-------- SUPPLIED INFORMATION --------
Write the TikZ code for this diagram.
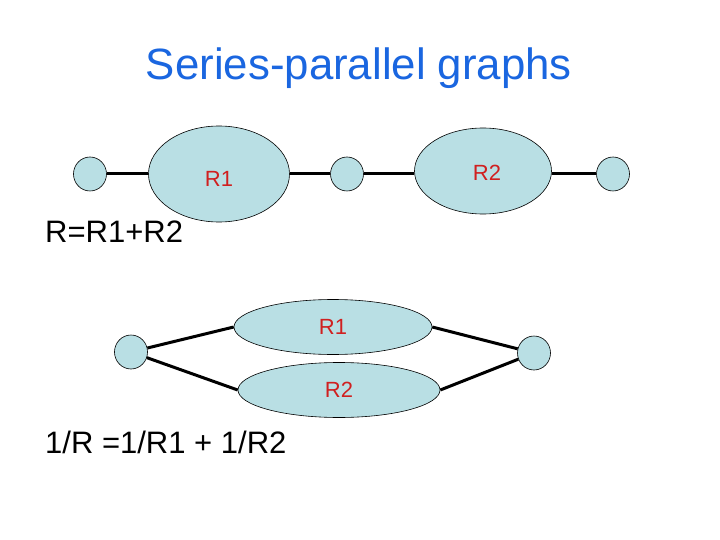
\documentclass[tikz,border=0pt]{standalone}
\usepackage{fontspec}
\setmainfont{Liberation Sans}
\usetikzlibrary{shapes.geometric}
\definecolor{nodefill}{HTML}{B9DFE4}
\definecolor{labred}{HTML}{D02020}
\definecolor{titleblue}{HTML}{1A66E0}
\begin{document}
\begin{tikzpicture}[x=1pt,y=-1pt,
  vert/.style={ellipse,draw=black,line width=0.6pt,fill=nodefill,minimum width=33pt,minimum height=34pt,inner sep=0pt},
  res/.style={ellipse,draw=black,line width=0.6pt,fill=nodefill,inner sep=0pt,text=labred,font=\fontsize{22}{24}\selectfont},
  lab/.style={anchor=base,inner sep=0pt,text=labred,font=\fontsize{22}{24}\selectfont},
  wire/.style={line width=3pt,black},
  big/.style={font=\fontsize{31}{34}\selectfont,anchor=base west,inner sep=0pt}]
\useasboundingbox (0,0) rectangle (720,540);
\fill[white] (0,0) rectangle (720,540);
\node[anchor=base,inner sep=0pt,text=titleblue,font=\fontsize{43.8}{46}\selectfont] (title) at (359,80) {Series-parallel graphs};
% series graph
\node[vert] (a) at (90,174) {};
\node[res,minimum width=141pt,minimum height=96pt] (r1) at (219,174) {};
\node[vert] (b) at (347,174) {};
\node[res,minimum width=137pt,minimum height=86pt] (r2) at (483,171) {};
\node[vert] (c) at (613,174) {};
\draw[wire] (a.east) -- (r1.west |- a.east);
\draw[wire] (r1.east |- b.west) -- (b.west);
\draw[wire] (b.east) -- (r2.west |- b.east);
\draw[wire] (r2.east |- c.west) -- (c.west);
\node[lab] (l1) at (219,187) {R1};
\node[lab] (l2) at (487,181) {R2};
\node[big] (eq1) at (45,242) {R=R1+R2};
% parallel graph
\node[vert] (p) at (131,352) {};
\node[res,minimum width=198pt,minimum height=55pt] (q1) at (333,327) {R1};
\node[res,minimum width=202pt,minimum height=55pt] (q2) at (339,390) {R2};
\node[vert] (s) at (534,353) {};
\draw[wire] (p) -- (q1.west);
\draw[wire] (p) -- (q2.west);
\draw[wire] (q1.east) -- (s);
\draw[wire] (q2.east) -- (s);
\node[big] (eq2) at (45,453) {1/R =1/R1 + 1/R2};
\end{tikzpicture}
\end{document}
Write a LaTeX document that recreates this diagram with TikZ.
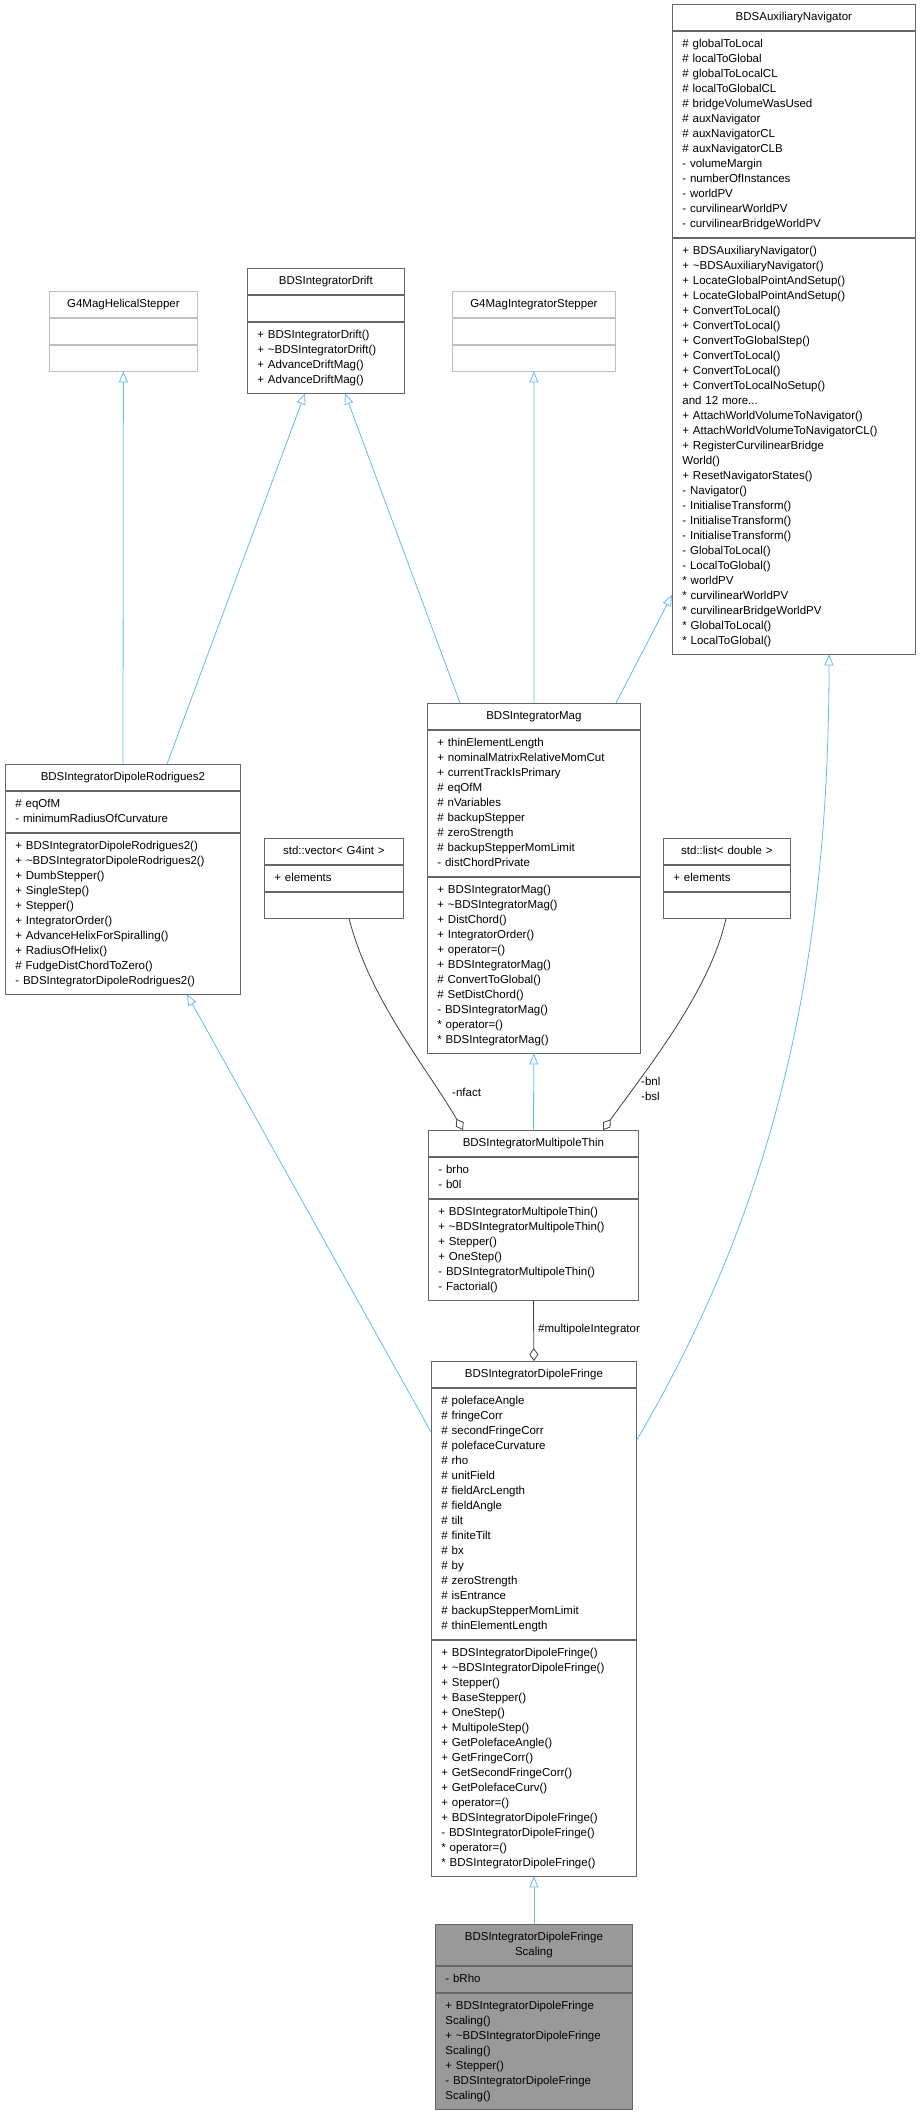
\documentclass[tikz,border=0pt]{standalone}
\usepackage{fontspec}
\setmainfont{Liberation Sans}
\usetikzlibrary{arrows.meta,calc}
\definecolor{inhc}{RGB}{99,184,255}
\definecolor{boxc}{RGB}{102,102,102}
\definecolor{g4c}{RGB}{191,191,191}
\definecolor{scf}{RGB}{153,153,153}
\tikzset{
 sect/.style={draw=boxc, line width=0.8pt, inner xsep=10pt, inner ysep=5.5pt, font=\fontsize{11.5}{15}\selectfont,
   execute at begin node=\strut, execute at end node=\strut, fill=white},
 g4box/.style={draw=g4c},
 gbox/.style={fill=scf},
 plain/.style={},
 inh/.style={draw=inhc, line width=0.8pt, -{Triangle[fill=white,length=11pt,width=9pt]}},
 agg/.style={draw=black!75, line width=0.8pt, {Diamond[fill=white,length=13pt,width=9pt]}-},
 lbl/.style={font=\fontsize{11.5}{15}\selectfont, inner sep=0pt, align=left}
}
\newcommand\umlclass[8]{%
 \node[sect,#8,anchor=north west,text width=#4pt-20pt,align=center] (#1t) at (#2,#3) {#5};
 \node[sect,#8,anchor=north west,text width=#4pt-20pt,align=left] (#1a) at (#1t.south west) {#6};
 \node[sect,#8,anchor=north west,text width=#4pt-20pt,align=left] (#1m) at (#1a.south west) {#7};
}
\begin{document}
\begin{tikzpicture}[x=1pt,y=-1pt]
\useasboundingbox (0,0) rectangle (920,2112);
\umlclass{aux}{672}{4}{243}{BDSAuxiliaryNavigator}
{\# globalToLocal\\\# localToGlobal\\\# globalToLocalCL\\\# localToGlobalCL\\\# bridgeVolumeWasUsed\\\# auxNavigator\\\# auxNavigatorCL\\\# auxNavigatorCLB\\- volumeMargin\\- numberOfInstances\\- worldPV\\- curvilinearWorldPV\\- curvilinearBridgeWorldPV}
{+ BDSAuxiliaryNavigator()\\+ \textasciitilde BDSAuxiliaryNavigator()\\+ LocateGlobalPointAndSetup()\\+ LocateGlobalPointAndSetup()\\+ ConvertToLocal()\\+ ConvertToLocal()\\+ ConvertToGlobalStep()\\+ ConvertToLocal()\\+ ConvertToLocal()\\+ ConvertToLocalNoSetup()\\and 12 more...\\+ AttachWorldVolumeToNavigator()\\+ AttachWorldVolumeToNavigatorCL()\\+ RegisterCurvilinearBridge\\World()\\+ ResetNavigatorStates()\\- Navigator()\\- InitialiseTransform()\\- InitialiseTransform()\\- InitialiseTransform()\\- GlobalToLocal()\\- LocalToGlobal()\\{}* worldPV\\{}* curvilinearWorldPV\\{}* curvilinearBridgeWorldPV\\{}* GlobalToLocal()\\{}* LocalToGlobal()}{plain}
\umlclass{drift}{247}{268}{157}{BDSIntegratorDrift}{}
{+ BDSIntegratorDrift()\\+ \textasciitilde BDSIntegratorDrift()\\+ AdvanceDriftMag()\\+ AdvanceDriftMag()}{plain}
\umlclass{hel}{49}{291}{148}{G4MagHelicalStepper}{}{}{g4box}
\umlclass{gfi}{452}{291}{163}{G4MagIntegratorStepper}{}{}{g4box}
\umlclass{mag}{427}{703}{213}{BDSIntegratorMag}
{+ thinElementLength\\+ nominalMatrixRelativeMomCut\\+ currentTrackIsPrimary\\\# eqOfM\\\# nVariables\\\# backupStepper\\\# zeroStrength\\\# backupStepperMomLimit\\- distChordPrivate}
{+ BDSIntegratorMag()\\+ \textasciitilde BDSIntegratorMag()\\+ DistChord()\\+ IntegratorOrder()\\+ operator=()\\+ BDSIntegratorMag()\\\# ConvertToGlobal()\\\# SetDistChord()\\- BDSIntegratorMag()\\{}* operator=()\\{}* BDSIntegratorMag()}{plain}
\umlclass{rod}{5}{764}{235}{BDSIntegratorDipoleRodrigues2}
{\# eqOfM\\- minimumRadiusOfCurvature}
{+ BDSIntegratorDipoleRodrigues2()\\+ \textasciitilde BDSIntegratorDipoleRodrigues2()\\+ DumbStepper()\\+ SingleStep()\\+ Stepper()\\+ IntegratorOrder()\\+ AdvanceHelixForSpiralling()\\+ RadiusOfHelix()\\\# FudgeDistChordToZero()\\- BDSIntegratorDipoleRodrigues2()}{plain}
\umlclass{vec}{264}{838}{139}{std::vector< G4int >}{+ elements}{}{plain}
\umlclass{lst}{663}{838}{127}{std::list< double >}{+ elements}{}{plain}
\umlclass{mt}{428}{1130}{210}{BDSIntegratorMultipoleThin}
{- brho\\- b0l}
{+ BDSIntegratorMultipoleThin()\\+ \textasciitilde BDSIntegratorMultipoleThin()\\+ Stepper()\\+ OneStep()\\- BDSIntegratorMultipoleThin()\\- Factorial()}{plain}
\umlclass{fr}{431}{1361}{205}{BDSIntegratorDipoleFringe}
{\# polefaceAngle\\\# fringeCorr\\\# secondFringeCorr\\\# polefaceCurvature\\\# rho\\\# unitField\\\# fieldArcLength\\\# fieldAngle\\\# tilt\\\# finiteTilt\\\# bx\\\# by\\\# zeroStrength\\\# isEntrance\\\# backupStepperMomLimit\\\# thinElementLength}
{+ BDSIntegratorDipoleFringe()\\+ \textasciitilde BDSIntegratorDipoleFringe()\\+ Stepper()\\+ BaseStepper()\\+ OneStep()\\+ MultipoleStep()\\+ GetPolefaceAngle()\\+ GetFringeCorr()\\+ GetSecondFringeCorr()\\+ GetPolefaceCurv()\\+ operator=()\\+ BDSIntegratorDipoleFringe()\\- BDSIntegratorDipoleFringe()\\{}* operator=()\\{}* BDSIntegratorDipoleFringe()}{plain}
\umlclass{sc}{435}{1924}{197}{BDSIntegratorDipoleFringe\\Scaling}
{- bRho}
{+ BDSIntegratorDipoleFringe\\Scaling()\\+ \textasciitilde BDSIntegratorDipoleFringe\\Scaling()\\+ Stepper()\\- BDSIntegratorDipoleFringe\\Scaling()}{gbox}
% inheritance
\draw[inh] ($(rodt.north west)+(118,0)$) -- (helm.south);
\draw[inh] ($(rodt.north west)+(162,0)$) -- ($(driftm.south west)+(58,0)$);
\draw[inh] ($(magt.north west)+(33,0)$) -- ($(driftm.south west)+(98,0)$);
\draw[inh] ($(magt.north west)+(107,0)$) -- (gfim.south);
\draw[inh] ($(magt.north west)+(189,0)$) -- ($(auxt.north west)+(0,591)$);
\draw[inh] ($(frt.north east)+(0,79)$) .. controls (760,1230) and (829,1000) .. ($(auxm.south west)+(157,0)$);
\draw[inh] ($(frt.north west)+(0,71)$) -- ($(rodm.south west)+(182,0)$);
\draw[inh] (mtt.north) -- (magm.south);
\draw[inh] (sct.north) -- (frm.south);
% aggregation
\draw[agg] ($(mtt.north west)+(35,0)$) .. controls (425,1065) and (370,1000) .. ($(vecm.south west)+(85,0)$);
\draw[agg] ($(mtt.north west)+(175,0)$) .. controls (650,1065) and (710,990) .. ($(lstm.south west)+(63,0)$);
\draw[agg] (frt.north) -- (mtm.south);
\node[lbl,anchor=west] (l1) at (452,1092) {-nfact};
\node[lbl,anchor=north west] (l2) at (641,1077) {-bnl\\-bsl};
\node[lbl,anchor=west] (l3) at (538,1330) {\#multipoleIntegrator};
\end{tikzpicture}
\end{document}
--------
Scan the data above; copy every line where "this" appears.

Write the TikZ code for this diagram.
Write a LaTeX document that recreates this diagram with TikZ.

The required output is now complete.